═════ Material
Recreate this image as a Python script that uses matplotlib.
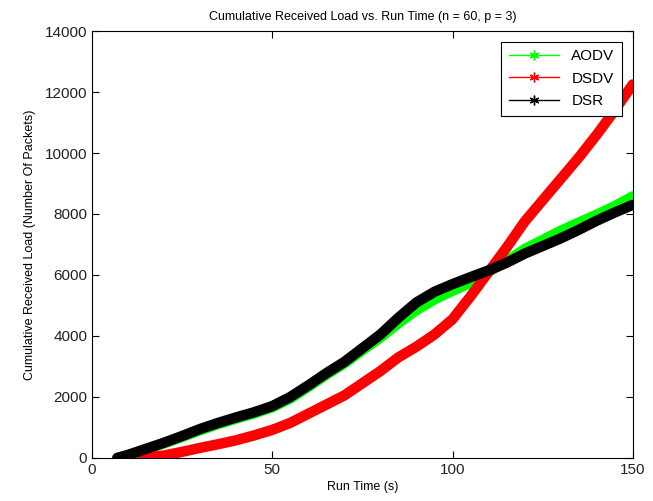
import numpy as np
import matplotlib
matplotlib.use("Agg")
import matplotlib.pyplot as plt
from matplotlib.lines import Line2D

plt.rcParams['font.family'] = ['Liberation Sans', 'DejaVu Sans']

# run time (s) and cumulative received load
t_aodv = [7, 10, 15, 20, 25, 30, 35, 40, 45, 50, 55, 60, 65, 70, 75, 80, 85,
          90, 95, 100, 105, 110, 115, 120, 125, 130, 135, 140, 145, 150]
aodv = [0, 90, 280, 480, 690, 910, 1110, 1290, 1460, 1660, 1950, 2330, 2730,
        3100, 3530, 3950, 4420, 4850, 5200, 5480, 5750, 6100, 6450, 6850,
        7150, 7450, 7720, 7980, 8260, 8580]

t_dsdv = [14, 20, 25, 30, 35, 40, 45, 50, 55, 60, 65, 70, 75, 80, 85, 90,
          95, 100, 105, 110, 115, 120, 125, 130, 135, 140, 145, 150]
dsdv = [0, 80, 200, 330, 450, 580, 740, 920, 1150, 1450, 1750, 2050, 2450,
        2850, 3300, 3650, 4050, 4550, 5300, 6100, 6900, 7750, 8450, 9150,
        9850, 10600, 11400, 12250]

t_dsr = [7, 10, 15, 20, 25, 30, 35, 40, 45, 50, 55, 60, 65, 70, 75, 80, 85,
         90, 95, 100, 105, 110, 115, 120, 125, 130, 135, 140, 145, 150]
dsr = [0, 100, 300, 500, 720, 950, 1150, 1330, 1500, 1700, 2000, 2380, 2780,
       3150, 3600, 4050, 4600, 5100, 5450, 5700, 5930, 6150, 6400, 6700,
       6950, 7200, 7480, 7780, 8050, 8300]

series = [("AODV", t_aodv, aodv, "#00ff00"),
          ("DSDV", t_dsdv, dsdv, "#ff0000"),
          ("DSR", t_dsr, dsr, "#000000")]

# matlab style asterisk
star = (6, 2, 0)


def main():
  fig = plt.figure(figsize=(6.53, 5.01), dpi=100)
  ax = fig.add_axes([0.141, 0.086, 0.828, 0.852])

  handles = []
  for name, t, y, c in series:
    ax.plot(t, y, color=c, linewidth=7.5, solid_capstyle="round",
            solid_joinstyle="round")
    handles.append(Line2D([], [], color=c, linewidth=1, marker=star,
                          markersize=7, markeredgewidth=1, label=name))

  ax.set_xlim(0, 150)
  ax.set_ylim(0, 14000)
  ax.set_xticks([0, 50, 100, 150])
  ax.set_yticks(np.arange(0, 14001, 2000))
  ax.tick_params(direction="in", length=5, labelsize=11, top=True,
                 right=True, labeltop=False, labelright=False, width=0.8,
                 labelcolor="#222222")
  for s in ax.spines.values():
    s.set_linewidth(0.8)

  ax.set_title("Cumulative Received Load vs. Run Time (n = 60, p = 3)",
               fontsize=9, pad=8)
  ax.set_xlabel("Run Time (s)", fontsize=9, labelpad=3)
  ax.set_ylabel("Cumulative Received Load (Number Of Packets)", fontsize=9,
                labelpad=6)

  leg = ax.legend(handles=handles, loc="upper right", fontsize=11,
                  fancybox=False, framealpha=1, edgecolor="black",
                  handlelength=3.3, borderaxespad=0.7, labelspacing=0.55,
                  borderpad=0.5)
  leg.get_frame().set_linewidth(0.8)

  fig.savefig("out.png", dpi=100)


if __name__ == "__main__":
  main()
══════════
- What the task requires -
Return nothing but the lines running from the start of the data to the line with "7150, 7450, 7720, 7980, 8260, 8580]", please, both ends included and no pictures.

- Finished task -
Recreate this image as a Python script that uses matplotlib.
import numpy as np
import matplotlib
matplotlib.use("Agg")
import matplotlib.pyplot as plt
from matplotlib.lines import Line2D

plt.rcParams['font.family'] = ['Liberation Sans', 'DejaVu Sans']

# run time (s) and cumulative received load
t_aodv = [7, 10, 15, 20, 25, 30, 35, 40, 45, 50, 55, 60, 65, 70, 75, 80, 85,
          90, 95, 100, 105, 110, 115, 120, 125, 130, 135, 140, 145, 150]
aodv = [0, 90, 280, 480, 690, 910, 1110, 1290, 1460, 1660, 1950, 2330, 2730,
        3100, 3530, 3950, 4420, 4850, 5200, 5480, 5750, 6100, 6450, 6850,
        7150, 7450, 7720, 7980, 8260, 8580]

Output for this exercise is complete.